Tuesday, 7 February 2012

Formula 1: Doing things artistically at speed

Sometimes my impetuosity and ability to do things at speed leaves my friends reeling. There is nothing more exasperating (apparently) than being left dazed and confused in my slip stream as I go off on another diversion; usually followed by alarums and excursions in way or another.

My whirlwind tendencies, combined with the freezing weather, suggested that I should review an exhibition very close to home. So I popped unexpectedly downstairs from my office (with a cup of tea), had a gossip with the receptionist and spent an exhilarating few moments in the Collyer Bristow exhibition.

For 2 weeks only (catch it quickly) Darren Heath presents some of his best photographs from the 2011 Grand Prix season. This award winning photographer ‘specialises in Formula 1 and the automotive industry, endeavouring to cover events and commission in a creative and artistic manner using natural light and colour to their maximum effect’. Images of all the recent Formula 1 drivers are in evidence – Lewis Hamilton, Jensen Button, Fernando Alonso, and their teams, as well as the tracks and cities which play host to these annual races.
There is a slight danger that a specific single name exhibition of a technically challenging genre of photography might get repetitive – especially for those ambivalent about the sport.

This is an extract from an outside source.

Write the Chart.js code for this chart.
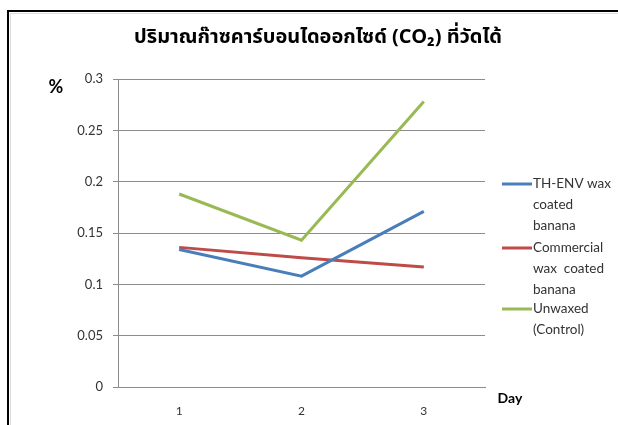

There are some very tedious pictures on the net of racing cars and perhaps when you have seen one car at speed, then there is an argument to suggest that you don’t need to see another. 

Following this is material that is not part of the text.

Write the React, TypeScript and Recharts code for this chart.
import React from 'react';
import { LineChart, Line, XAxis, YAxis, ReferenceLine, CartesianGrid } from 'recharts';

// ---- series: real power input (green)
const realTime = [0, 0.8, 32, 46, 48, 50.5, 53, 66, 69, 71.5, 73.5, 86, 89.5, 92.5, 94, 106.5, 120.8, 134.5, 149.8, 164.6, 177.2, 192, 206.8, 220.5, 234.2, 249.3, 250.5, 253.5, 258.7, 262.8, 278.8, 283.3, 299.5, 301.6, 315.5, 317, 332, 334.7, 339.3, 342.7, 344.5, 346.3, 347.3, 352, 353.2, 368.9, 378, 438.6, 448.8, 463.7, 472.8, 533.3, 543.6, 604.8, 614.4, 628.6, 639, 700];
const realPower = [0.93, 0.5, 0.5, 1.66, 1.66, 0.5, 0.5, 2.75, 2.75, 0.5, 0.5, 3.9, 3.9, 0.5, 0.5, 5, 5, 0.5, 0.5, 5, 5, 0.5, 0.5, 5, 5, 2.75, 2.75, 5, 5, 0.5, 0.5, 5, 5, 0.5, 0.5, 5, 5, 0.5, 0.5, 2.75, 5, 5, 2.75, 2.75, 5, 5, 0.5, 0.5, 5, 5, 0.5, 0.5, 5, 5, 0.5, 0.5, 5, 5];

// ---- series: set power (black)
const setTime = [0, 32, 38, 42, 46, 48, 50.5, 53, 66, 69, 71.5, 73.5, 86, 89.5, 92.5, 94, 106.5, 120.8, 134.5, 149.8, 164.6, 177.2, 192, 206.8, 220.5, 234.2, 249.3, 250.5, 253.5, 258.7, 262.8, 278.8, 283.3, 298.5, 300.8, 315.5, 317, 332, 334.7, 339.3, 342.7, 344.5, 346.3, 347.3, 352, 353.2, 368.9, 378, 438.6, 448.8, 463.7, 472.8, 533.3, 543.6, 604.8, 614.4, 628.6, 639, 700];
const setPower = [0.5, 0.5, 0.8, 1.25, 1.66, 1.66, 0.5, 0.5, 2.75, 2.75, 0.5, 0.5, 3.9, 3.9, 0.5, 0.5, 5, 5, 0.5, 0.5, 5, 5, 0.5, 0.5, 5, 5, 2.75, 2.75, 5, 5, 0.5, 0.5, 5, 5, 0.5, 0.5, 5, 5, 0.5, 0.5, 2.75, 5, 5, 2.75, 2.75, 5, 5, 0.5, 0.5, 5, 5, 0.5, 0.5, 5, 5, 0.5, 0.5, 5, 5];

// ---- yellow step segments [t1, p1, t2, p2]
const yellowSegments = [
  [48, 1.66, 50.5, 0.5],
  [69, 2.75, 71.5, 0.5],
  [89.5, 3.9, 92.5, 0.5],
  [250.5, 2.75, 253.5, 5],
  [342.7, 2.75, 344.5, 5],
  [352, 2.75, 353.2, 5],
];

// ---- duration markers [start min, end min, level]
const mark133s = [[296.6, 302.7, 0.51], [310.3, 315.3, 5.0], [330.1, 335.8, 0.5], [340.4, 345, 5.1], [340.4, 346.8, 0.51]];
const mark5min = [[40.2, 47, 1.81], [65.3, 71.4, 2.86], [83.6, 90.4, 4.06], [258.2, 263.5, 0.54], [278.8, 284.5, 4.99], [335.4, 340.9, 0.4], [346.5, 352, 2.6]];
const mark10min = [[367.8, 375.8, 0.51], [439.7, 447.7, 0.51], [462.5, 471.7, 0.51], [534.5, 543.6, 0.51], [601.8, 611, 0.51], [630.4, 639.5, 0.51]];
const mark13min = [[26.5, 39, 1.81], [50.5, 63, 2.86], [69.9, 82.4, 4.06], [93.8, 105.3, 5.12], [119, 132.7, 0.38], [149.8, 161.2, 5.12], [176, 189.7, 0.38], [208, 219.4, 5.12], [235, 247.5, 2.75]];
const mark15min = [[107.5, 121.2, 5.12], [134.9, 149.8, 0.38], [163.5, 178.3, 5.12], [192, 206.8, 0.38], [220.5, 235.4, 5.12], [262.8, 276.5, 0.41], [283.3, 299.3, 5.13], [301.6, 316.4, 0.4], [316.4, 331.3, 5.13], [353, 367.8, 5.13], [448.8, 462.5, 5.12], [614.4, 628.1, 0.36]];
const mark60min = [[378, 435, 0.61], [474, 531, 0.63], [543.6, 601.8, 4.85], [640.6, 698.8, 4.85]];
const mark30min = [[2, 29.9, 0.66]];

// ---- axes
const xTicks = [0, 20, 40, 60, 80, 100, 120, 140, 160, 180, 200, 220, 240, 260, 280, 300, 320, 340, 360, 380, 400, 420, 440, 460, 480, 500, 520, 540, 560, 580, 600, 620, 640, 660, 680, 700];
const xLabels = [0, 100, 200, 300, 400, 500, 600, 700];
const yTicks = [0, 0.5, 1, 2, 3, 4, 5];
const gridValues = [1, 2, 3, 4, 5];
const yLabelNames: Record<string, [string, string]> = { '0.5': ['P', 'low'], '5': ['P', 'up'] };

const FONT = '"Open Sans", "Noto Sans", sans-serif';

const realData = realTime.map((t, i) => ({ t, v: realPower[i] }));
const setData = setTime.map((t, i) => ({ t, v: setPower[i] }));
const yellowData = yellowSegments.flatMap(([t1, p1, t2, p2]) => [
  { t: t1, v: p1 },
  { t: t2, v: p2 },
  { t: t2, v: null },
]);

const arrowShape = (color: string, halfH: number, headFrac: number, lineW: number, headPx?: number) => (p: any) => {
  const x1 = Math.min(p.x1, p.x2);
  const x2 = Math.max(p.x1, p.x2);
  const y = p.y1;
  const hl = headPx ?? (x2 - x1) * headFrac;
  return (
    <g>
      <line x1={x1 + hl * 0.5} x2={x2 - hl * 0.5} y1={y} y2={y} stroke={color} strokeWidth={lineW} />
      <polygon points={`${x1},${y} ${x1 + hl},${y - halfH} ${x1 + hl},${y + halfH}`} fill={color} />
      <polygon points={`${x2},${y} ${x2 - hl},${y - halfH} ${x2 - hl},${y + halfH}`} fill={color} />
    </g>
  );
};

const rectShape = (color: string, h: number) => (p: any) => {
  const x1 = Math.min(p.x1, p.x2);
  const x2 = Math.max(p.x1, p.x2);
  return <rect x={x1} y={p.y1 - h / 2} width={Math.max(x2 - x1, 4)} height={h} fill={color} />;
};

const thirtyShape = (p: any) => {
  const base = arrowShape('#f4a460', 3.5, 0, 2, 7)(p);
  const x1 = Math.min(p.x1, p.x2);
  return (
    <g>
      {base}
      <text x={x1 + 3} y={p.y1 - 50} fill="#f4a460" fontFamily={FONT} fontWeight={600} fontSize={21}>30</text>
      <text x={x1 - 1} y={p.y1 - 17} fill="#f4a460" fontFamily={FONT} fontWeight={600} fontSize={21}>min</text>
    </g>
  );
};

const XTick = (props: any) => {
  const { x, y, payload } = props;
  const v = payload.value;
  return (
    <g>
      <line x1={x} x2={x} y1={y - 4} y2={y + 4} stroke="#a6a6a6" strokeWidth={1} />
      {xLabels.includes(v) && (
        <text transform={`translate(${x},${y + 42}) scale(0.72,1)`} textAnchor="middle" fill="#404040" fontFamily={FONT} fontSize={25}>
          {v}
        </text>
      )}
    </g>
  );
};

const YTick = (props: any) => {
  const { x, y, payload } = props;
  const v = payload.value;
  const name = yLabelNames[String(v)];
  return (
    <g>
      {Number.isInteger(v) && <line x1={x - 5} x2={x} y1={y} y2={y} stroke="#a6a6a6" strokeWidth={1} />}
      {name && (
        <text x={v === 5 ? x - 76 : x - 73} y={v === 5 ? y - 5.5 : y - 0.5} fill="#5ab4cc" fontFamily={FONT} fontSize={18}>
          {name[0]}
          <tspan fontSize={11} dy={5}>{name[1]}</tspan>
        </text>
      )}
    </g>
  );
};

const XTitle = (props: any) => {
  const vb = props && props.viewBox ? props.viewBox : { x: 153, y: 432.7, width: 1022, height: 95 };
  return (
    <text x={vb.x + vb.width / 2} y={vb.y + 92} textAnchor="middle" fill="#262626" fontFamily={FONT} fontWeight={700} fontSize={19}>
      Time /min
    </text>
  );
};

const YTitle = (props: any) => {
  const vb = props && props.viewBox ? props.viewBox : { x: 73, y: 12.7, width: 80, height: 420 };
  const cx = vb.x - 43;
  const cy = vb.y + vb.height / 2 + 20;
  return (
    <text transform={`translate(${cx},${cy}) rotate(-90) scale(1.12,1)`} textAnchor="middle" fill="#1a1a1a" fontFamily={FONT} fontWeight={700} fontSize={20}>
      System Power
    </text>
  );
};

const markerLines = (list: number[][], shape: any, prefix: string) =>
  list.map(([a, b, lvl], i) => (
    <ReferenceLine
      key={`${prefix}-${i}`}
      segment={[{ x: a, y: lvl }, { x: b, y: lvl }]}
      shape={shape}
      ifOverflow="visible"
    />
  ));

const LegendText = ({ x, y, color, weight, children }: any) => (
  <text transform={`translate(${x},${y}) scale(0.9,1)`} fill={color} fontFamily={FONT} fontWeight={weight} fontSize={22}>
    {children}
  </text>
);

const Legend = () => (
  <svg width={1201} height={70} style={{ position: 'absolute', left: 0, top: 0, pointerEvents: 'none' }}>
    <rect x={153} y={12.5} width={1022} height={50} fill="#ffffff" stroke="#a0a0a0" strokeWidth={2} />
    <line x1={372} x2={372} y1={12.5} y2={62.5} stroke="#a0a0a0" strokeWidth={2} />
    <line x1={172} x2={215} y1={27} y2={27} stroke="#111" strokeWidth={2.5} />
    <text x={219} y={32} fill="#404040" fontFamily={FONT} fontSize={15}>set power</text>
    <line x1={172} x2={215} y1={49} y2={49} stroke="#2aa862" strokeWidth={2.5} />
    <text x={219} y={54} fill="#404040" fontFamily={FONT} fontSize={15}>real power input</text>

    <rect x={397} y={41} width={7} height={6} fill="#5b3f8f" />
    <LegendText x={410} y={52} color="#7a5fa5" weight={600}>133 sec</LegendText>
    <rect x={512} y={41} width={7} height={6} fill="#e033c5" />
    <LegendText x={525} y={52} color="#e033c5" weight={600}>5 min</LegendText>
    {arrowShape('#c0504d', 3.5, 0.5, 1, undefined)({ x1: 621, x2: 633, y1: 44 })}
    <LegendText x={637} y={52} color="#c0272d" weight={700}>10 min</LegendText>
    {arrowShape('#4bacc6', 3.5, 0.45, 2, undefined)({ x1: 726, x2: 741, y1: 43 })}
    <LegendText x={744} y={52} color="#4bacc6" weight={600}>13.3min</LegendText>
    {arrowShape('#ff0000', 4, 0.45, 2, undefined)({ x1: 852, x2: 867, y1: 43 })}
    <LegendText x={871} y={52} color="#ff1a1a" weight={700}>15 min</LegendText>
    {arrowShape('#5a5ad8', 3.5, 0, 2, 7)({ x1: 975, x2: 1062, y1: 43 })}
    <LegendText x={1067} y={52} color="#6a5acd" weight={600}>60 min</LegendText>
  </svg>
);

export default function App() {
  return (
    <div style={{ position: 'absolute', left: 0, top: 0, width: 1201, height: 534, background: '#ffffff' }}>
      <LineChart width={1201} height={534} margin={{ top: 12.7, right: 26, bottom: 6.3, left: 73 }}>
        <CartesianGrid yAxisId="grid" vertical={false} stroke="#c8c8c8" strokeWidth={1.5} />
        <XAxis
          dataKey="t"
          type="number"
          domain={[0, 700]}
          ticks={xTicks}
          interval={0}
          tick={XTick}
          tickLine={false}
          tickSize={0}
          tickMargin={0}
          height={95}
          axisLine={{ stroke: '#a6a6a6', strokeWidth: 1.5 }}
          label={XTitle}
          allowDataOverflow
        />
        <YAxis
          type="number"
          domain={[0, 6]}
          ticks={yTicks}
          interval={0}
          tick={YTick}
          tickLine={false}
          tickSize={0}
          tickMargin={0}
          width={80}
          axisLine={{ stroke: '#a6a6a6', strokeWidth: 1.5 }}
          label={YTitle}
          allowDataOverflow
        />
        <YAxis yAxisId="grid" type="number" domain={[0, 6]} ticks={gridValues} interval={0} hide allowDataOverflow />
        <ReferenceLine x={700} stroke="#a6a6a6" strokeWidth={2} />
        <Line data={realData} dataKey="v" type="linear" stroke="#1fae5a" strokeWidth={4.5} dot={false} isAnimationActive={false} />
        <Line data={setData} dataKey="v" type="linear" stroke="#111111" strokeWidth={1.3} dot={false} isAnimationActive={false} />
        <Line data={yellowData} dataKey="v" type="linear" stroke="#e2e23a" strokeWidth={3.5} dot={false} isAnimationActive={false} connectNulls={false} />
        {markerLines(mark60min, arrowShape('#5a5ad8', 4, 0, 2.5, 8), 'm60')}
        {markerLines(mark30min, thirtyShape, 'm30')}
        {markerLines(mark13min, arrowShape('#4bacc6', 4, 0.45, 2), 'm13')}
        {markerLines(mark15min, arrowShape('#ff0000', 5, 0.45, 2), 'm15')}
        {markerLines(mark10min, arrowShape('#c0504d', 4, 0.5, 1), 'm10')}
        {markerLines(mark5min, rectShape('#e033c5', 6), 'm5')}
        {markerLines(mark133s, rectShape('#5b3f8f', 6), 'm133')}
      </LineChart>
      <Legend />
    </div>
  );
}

However the photographic effects a master photographer of speed, light, detail and landscapes can capture are incredible. A slow camera shutter speed provides an infinite number of interesting swirled backgrounds. The blurred colours and shapes obviously demonstrate speed but are also artistically stunning. The simple grey/green/blue horizontals are good but I prefer the determinedly 1980s retro pink/white/blue candy stripes melange of an image from the Abu Dhabi Grand Prix 2011.

Though the car and driver is central some of the more interesting striking images were of the natural and artificial landscapes surrounding the tracks, eg, dramatic desert sunsets in Bahrain, dark damp forests in Belgium and glamorous seascape exuberance of Monaco. The different nature of each Grand Prix is identified and accentuated in his shots, adding interest and individuality.

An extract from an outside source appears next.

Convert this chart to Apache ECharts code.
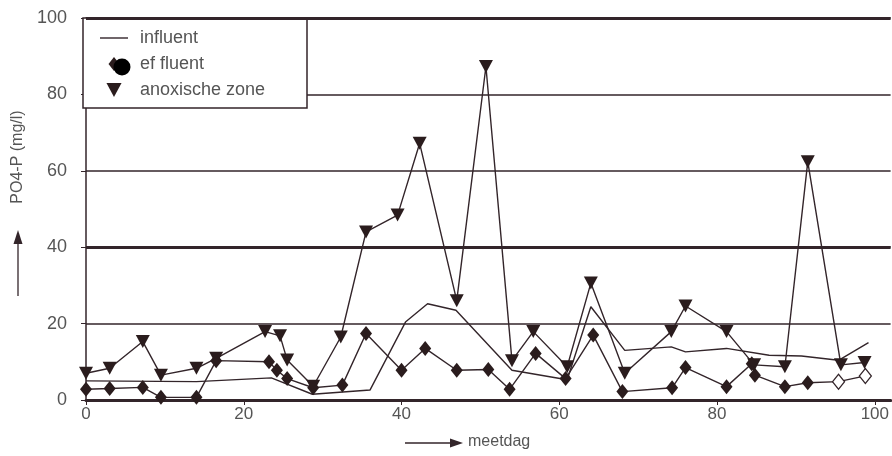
<!DOCTYPE html>
<html>
<head>
<meta charset="utf-8">
<script src="https://cdn.jsdelivr.net/npm/echarts@6/dist/echarts.min.js"></script>
<style>
html,body{margin:0;padding:0;background:#fff;}
#chart{width:892px;height:456px;}
</style>
</head>
<body>
<div id="chart"></div>
<script>
// ---- data ----
const xTicks = [0, 20, 40, 60, 80, 100];
const yTicks = [0, 20, 40, 60, 80, 100];

const influentDay   = [0, 14, 23.5, 28.7, 36, 40.5, 43.3, 46.9, 54, 61, 64, 68.3, 74.2, 76, 81.2, 86.6, 90.7, 95.4, 99.2];
const influentValue = [5, 4.8, 5.8, 1.5, 2.6, 20.4, 25.2, 23.5, 7.8, 5.3, 24.4, 13, 13.9, 12.6, 13.5, 11.7, 11.5, 10.4, 15];

const effluentDay   = [0, 3, 7.2, 9.5, 14, 16.5, 23.2, 24.2, 25.5, 28.8, 32.5, 35.5, 40, 43, 47, 51, 53.7, 57, 60.8, 64.3, 68, 74.3, 76, 81.2, 84.4, 84.8, 88.6, 91.5, 95.4, 98.8];
const effluentValue = [2.8, 3, 3.3, 0.7, 0.7, 10.3, 10, 7.8, 5.6, 3.2, 3.9, 17.4, 7.8, 13.5, 7.8, 8, 2.8, 12.2, 5.6, 17, 2.2, 3.2, 8.5, 3.5, 9.5, 6.5, 3.5, 4.5, 4.8, 6.3];
const effluentOpen  = [28, 29]; // indices drawn as open diamonds

const anoxDay   = [0, 3, 7.2, 9.5, 14, 16.5, 22.7, 24.6, 25.5, 28.8, 32.3, 35.5, 39.5, 42.3, 47, 50.7, 54, 56.7, 61, 64, 68.3, 74.2, 76, 81.2, 84.7, 88.6, 91.5, 95.7, 98.7];
const anoxValue = [7, 8.3, 15.3, 6.5, 8.3, 10.9, 17.9, 16.8, 10.5, 3.6, 16.5, 44, 48.4, 67.2, 26, 87.3, 10.3, 17.9, 8.7, 30.6, 7, 17.9, 24.6, 17.9, 9.2, 8.7, 62.4, 9.2, 9.8];

const names = ['influent', 'ef fluent', 'anoxische zone'];

// ---- styling ----
const ink = '#33252a';
const markInk = '#2a1c1d';
const textColor = '#555';
const font = 'Liberation Sans, Arial, sans-serif';

const zip = (xs, ys) => xs.map((x, i) => [x, ys[i]]);

const effluentData = zip(effluentDay, effluentValue).map((p, i) =>
  effluentOpen.includes(i)
    ? { value: p, itemStyle: { color: '#fff', borderColor: ink, borderWidth: 1.3 } }
    : { value: p });

const chart = echarts.init(document.getElementById('chart'), null, { renderer: 'canvas' });

chart.setOption({
  backgroundColor: '#fff',
  animation: false,
  grid: { left: 86, right: 0, top: 18, bottom: 56, containLabel: false },
  xAxis: {
    type: 'value', min: 0, max: 102, interval: 20,
    axisLine: { show: true, lineStyle: { color: ink, width: 3 } },
    axisTick: { show: true, length: 5, lineStyle: { color: ink, width: 1 } },
    axisLabel: {
      color: textColor, fontSize: 17, fontFamily: font, margin: 6,
      showMaxLabel: false,
      formatter: v => (xTicks.includes(v) ? String(v) : '')
    },
    splitLine: { show: false }
  },
  yAxis: {
    type: 'value', min: 0, max: 100, interval: 20,
    axisLine: { show: true, lineStyle: { color: ink, width: 1.5 } },
    axisTick: { show: true, length: 5, lineStyle: { color: ink, width: 1 } },
    axisLabel: {
      color: textColor, fontSize: 18, fontFamily: font, margin: 19,
      formatter: v => (yTicks.includes(v) ? String(v) : '')
    },
    splitLine: { show: true, lineStyle: { color: ink, width: 1.6 } }
  },
  legend: {
    orient: 'vertical',
    left: 83, top: 18,
    padding: [11, 20, 8, 17],
    itemWidth: 28, itemHeight: 14, itemGap: 8,
    selectedMode: false,
    textStyle: { color: textColor, fontSize: 18, lineHeight: 18, fontFamily: font, padding: [0, 0, 0, 7] },
    data: [
      { name: names[0], icon: 'path://M0,0H28V1.4H0Z', itemStyle: { color: ink } },
      { name: names[1], icon: 'path://M5.5,0L11,7L5.5,14L0,7Z', itemStyle: { color: markInk } },
      { name: names[2], icon: 'path://M0,0L14,0L7,13Z', itemStyle: { color: markInk } }
    ]
  },
  graphic: [
    { type: 'rect', z: 3, shape: { x: 83, y: 18, width: 224, height: 90 },
      style: { fill: '#fff', stroke: ink, lineWidth: 1.5 } },
    { type: 'text', z: 10, x: 18, y: 157, rotation: Math.PI / 2,
      style: { text: 'PO4-P (mg/l)', fill: textColor, font: '16px ' + font, align: 'center', verticalAlign: 'middle' } },
    { type: 'line', z: 10, shape: { x1: 18, y1: 296, x2: 18, y2: 240 }, style: { stroke: ink, lineWidth: 1.3 } },
    { type: 'polygon', z: 10, shape: { points: [[18, 230], [22.5, 244], [13.5, 244]] }, style: { fill: ink } },
    { type: 'line', z: 10, shape: { x1: 405, y1: 443, x2: 452, y2: 443 }, style: { stroke: ink, lineWidth: 1.3 } },
    { type: 'polygon', z: 10, shape: { points: [[463, 443], [450, 438.5], [450, 447.5]] }, style: { fill: ink } },
    { type: 'text', z: 10, x: 468, y: 442,
      style: { text: 'meetdag', fill: textColor, font: '16px ' + font, align: 'left', verticalAlign: 'middle' } },
    { type: 'circle', z: 100, shape: { cx: 122, cy: 67, r: 8.5 }, style: { fill: '#000' } }
  ],
  series: [
    {
      name: names[0], type: 'line', data: zip(influentDay, influentValue),
      symbol: 'none', itemStyle: { color: ink },
      lineStyle: { color: ink, width: 1.4 },
      markLine: {
        silent: true, symbol: 'none', label: { show: false },
        lineStyle: { color: ink, width: 2.8, type: 'solid' },
        data: [{ yAxis: 40 }, { yAxis: 100 }]
      },
      z: 2
    },
    {
      name: names[1], type: 'line', data: effluentData,
      symbol: 'diamond', symbolSize: [12, 15],
      itemStyle: { color: markInk }, lineStyle: { color: ink, width: 1.4 },
      z: 2
    },
    {
      name: names[2], type: 'line', data: zip(anoxDay, anoxValue),
      symbol: 'triangle', symbolRotate: 180, symbolSize: [14, 13],
      itemStyle: { color: markInk }, lineStyle: { color: ink, width: 1.4 },
      z: 2
    }
  ]
});
</script>
</body>
</html>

© Darren Heath Photographer 2012
Portraits of individual racing car drivers and team managers are also included. It is easy to be taken with the beauty of automotive design – reflections, details, textures etc – and forget about the essential human drama behind each race. Emotions are running high and the stress, excitement and anxiety are reflected in his portraits. I prefer the introspective thoughtful images of the people involved which are clearly spontaneous and as fleeting as a flash of 200 mph racing car.

© Darren Heath Photographer 2012
My personal favourites are the detail shots of tyres, water droplets, and track side characters (some more well groomed than others). Action shots of a car in the pits, or cars colliding with a barrier are obviously exciting, however I think to be able to capture the essence of a Formula 1 race with a single shot of the Cavallino Rampante, or water droplets on a wing is a clear demonstration of his photographic skill and eye for perfect composition.

A whistle stop tour of F1 photography to leave you breathless; expect the unexpected and don’t stop until you’ve run out of rubber.